Starting at the line that contains "Give me the" and stopping at the line that contains "const fmt = (v)", return those lines exactly and nothing else. Both end lines count; pictures do not.

+ + +

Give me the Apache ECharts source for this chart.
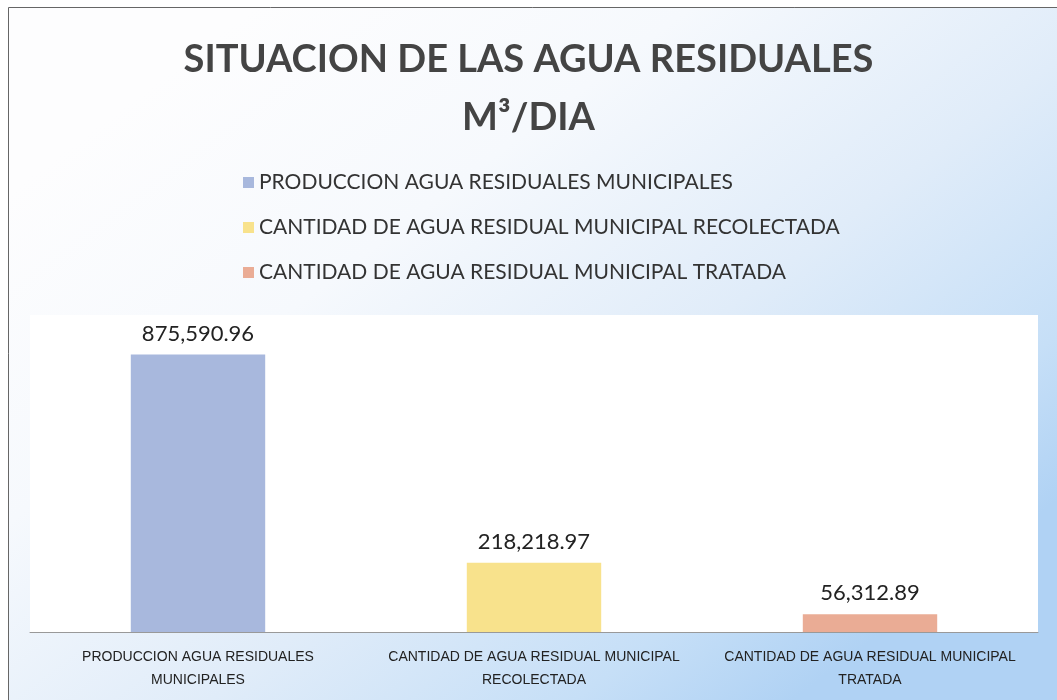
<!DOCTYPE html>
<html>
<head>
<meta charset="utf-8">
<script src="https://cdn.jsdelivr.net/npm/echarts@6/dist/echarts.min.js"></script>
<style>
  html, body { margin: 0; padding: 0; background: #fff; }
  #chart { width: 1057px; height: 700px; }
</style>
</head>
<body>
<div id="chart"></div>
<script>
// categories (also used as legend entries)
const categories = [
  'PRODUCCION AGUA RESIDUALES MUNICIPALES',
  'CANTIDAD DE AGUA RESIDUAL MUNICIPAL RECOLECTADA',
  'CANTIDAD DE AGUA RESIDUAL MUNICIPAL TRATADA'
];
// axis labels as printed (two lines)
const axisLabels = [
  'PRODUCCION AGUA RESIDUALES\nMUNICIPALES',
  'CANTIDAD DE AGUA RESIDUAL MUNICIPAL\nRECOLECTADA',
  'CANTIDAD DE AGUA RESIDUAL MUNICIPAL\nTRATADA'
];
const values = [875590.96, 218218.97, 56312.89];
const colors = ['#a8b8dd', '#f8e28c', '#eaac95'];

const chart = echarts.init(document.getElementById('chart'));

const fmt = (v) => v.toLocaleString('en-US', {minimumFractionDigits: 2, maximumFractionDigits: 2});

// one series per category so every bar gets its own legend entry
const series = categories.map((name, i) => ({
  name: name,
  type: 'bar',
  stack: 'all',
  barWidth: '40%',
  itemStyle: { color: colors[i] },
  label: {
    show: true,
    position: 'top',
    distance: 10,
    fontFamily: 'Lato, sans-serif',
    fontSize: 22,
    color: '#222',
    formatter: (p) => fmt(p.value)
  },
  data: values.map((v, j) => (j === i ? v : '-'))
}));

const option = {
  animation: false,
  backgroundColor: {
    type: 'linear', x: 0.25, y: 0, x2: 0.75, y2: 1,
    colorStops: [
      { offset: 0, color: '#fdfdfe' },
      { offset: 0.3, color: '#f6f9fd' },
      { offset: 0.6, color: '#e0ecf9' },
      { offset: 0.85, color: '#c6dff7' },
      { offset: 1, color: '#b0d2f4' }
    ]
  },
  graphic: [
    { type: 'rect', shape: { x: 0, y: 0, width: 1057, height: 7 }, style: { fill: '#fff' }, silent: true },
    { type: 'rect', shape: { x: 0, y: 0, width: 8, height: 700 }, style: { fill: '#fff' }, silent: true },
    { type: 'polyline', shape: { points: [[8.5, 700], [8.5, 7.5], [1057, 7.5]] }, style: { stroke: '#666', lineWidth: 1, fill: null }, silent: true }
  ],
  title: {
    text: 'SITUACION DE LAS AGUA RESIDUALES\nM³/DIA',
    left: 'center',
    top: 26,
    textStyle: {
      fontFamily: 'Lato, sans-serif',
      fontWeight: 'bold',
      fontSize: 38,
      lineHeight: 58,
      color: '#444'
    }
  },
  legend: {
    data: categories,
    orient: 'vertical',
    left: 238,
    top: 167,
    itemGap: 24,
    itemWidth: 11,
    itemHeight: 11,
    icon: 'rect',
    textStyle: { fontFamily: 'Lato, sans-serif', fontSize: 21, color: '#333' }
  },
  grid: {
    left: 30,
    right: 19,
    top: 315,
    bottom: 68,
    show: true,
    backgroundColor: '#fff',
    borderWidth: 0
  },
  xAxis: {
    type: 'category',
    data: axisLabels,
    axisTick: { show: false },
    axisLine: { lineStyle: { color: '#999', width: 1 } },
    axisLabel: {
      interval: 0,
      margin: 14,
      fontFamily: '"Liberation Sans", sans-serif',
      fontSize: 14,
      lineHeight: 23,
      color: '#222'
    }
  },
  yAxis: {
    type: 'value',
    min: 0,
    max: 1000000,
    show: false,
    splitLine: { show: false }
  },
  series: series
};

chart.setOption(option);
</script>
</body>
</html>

+ + +

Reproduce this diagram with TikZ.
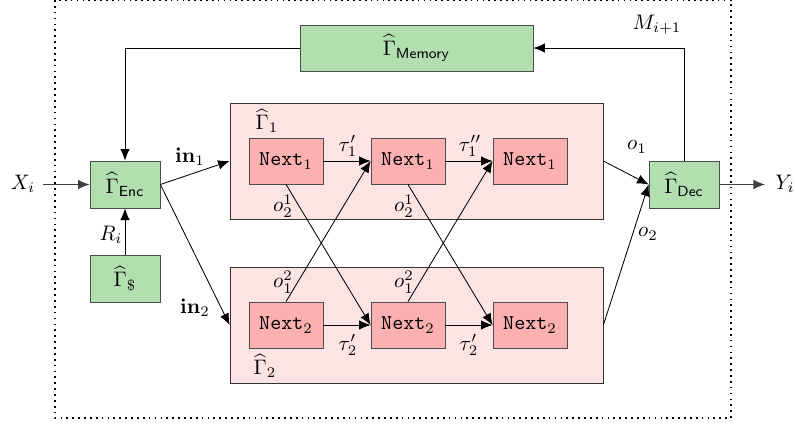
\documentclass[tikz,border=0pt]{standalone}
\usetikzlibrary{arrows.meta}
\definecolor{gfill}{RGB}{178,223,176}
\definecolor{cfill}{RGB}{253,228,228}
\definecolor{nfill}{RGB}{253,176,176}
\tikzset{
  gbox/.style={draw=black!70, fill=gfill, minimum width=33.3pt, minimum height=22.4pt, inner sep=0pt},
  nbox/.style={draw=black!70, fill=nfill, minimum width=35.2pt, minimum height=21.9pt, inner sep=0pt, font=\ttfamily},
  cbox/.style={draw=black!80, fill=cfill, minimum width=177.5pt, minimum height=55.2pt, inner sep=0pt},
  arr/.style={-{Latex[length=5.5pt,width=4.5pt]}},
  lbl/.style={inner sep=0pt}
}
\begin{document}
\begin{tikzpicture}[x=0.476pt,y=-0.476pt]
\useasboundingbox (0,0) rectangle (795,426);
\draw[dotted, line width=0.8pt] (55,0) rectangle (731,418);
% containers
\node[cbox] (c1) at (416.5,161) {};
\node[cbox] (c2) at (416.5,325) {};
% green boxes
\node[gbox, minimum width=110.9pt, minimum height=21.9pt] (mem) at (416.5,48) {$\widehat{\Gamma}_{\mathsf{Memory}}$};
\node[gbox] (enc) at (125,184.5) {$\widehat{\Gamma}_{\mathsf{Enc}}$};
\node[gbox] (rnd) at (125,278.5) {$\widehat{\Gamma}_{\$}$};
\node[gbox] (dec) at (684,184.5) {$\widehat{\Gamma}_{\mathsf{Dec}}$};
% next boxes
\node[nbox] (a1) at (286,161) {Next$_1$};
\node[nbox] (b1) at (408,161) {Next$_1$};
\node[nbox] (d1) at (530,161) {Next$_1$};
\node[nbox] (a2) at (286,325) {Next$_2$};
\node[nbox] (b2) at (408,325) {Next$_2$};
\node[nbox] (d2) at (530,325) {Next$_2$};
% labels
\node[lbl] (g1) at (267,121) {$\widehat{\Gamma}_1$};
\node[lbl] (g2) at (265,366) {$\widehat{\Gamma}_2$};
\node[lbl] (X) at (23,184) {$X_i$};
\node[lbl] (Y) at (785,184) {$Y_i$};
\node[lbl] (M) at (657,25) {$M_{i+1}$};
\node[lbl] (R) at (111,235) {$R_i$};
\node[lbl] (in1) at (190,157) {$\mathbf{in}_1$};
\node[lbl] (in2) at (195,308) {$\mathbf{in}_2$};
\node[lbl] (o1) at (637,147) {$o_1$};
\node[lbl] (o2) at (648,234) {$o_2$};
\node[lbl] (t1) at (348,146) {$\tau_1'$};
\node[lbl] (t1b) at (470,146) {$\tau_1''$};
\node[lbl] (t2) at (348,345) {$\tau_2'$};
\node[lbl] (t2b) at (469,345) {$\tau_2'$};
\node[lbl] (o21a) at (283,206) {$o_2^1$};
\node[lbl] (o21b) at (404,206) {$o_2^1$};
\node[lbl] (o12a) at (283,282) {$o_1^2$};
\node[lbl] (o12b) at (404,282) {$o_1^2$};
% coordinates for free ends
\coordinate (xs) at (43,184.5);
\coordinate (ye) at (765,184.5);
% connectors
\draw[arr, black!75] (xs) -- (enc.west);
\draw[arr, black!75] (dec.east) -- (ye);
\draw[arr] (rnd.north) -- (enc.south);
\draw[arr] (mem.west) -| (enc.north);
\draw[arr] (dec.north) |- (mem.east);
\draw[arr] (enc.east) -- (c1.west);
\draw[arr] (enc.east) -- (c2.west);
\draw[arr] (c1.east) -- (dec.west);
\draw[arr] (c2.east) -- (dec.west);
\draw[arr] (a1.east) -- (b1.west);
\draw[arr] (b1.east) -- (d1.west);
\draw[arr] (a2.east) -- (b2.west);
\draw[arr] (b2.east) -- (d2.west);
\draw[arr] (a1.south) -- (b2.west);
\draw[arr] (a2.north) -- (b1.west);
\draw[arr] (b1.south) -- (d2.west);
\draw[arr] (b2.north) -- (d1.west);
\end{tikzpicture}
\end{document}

+ + +

» **Result of the exercise**
Give me the Apache ECharts source for this chart.
<!DOCTYPE html>
<html>
<head>
<meta charset="utf-8">
<script src="https://cdn.jsdelivr.net/npm/echarts@6/dist/echarts.min.js"></script>
<style>
  html, body { margin: 0; padding: 0; background: #fff; }
  #chart { width: 1057px; height: 700px; }
</style>
</head>
<body>
<div id="chart"></div>
<script>
// categories (also used as legend entries)
const categories = [
  'PRODUCCION AGUA RESIDUALES MUNICIPALES',
  'CANTIDAD DE AGUA RESIDUAL MUNICIPAL RECOLECTADA',
  'CANTIDAD DE AGUA RESIDUAL MUNICIPAL TRATADA'
];
// axis labels as printed (two lines)
const axisLabels = [
  'PRODUCCION AGUA RESIDUALES\nMUNICIPALES',
  'CANTIDAD DE AGUA RESIDUAL MUNICIPAL\nRECOLECTADA',
  'CANTIDAD DE AGUA RESIDUAL MUNICIPAL\nTRATADA'
];
const values = [875590.96, 218218.97, 56312.89];
const colors = ['#a8b8dd', '#f8e28c', '#eaac95'];

const chart = echarts.init(document.getElementById('chart'));

const fmt = (v) => v.toLocaleString('en-US', {minimumFractionDigits: 2, maximumFractionDigits: 2});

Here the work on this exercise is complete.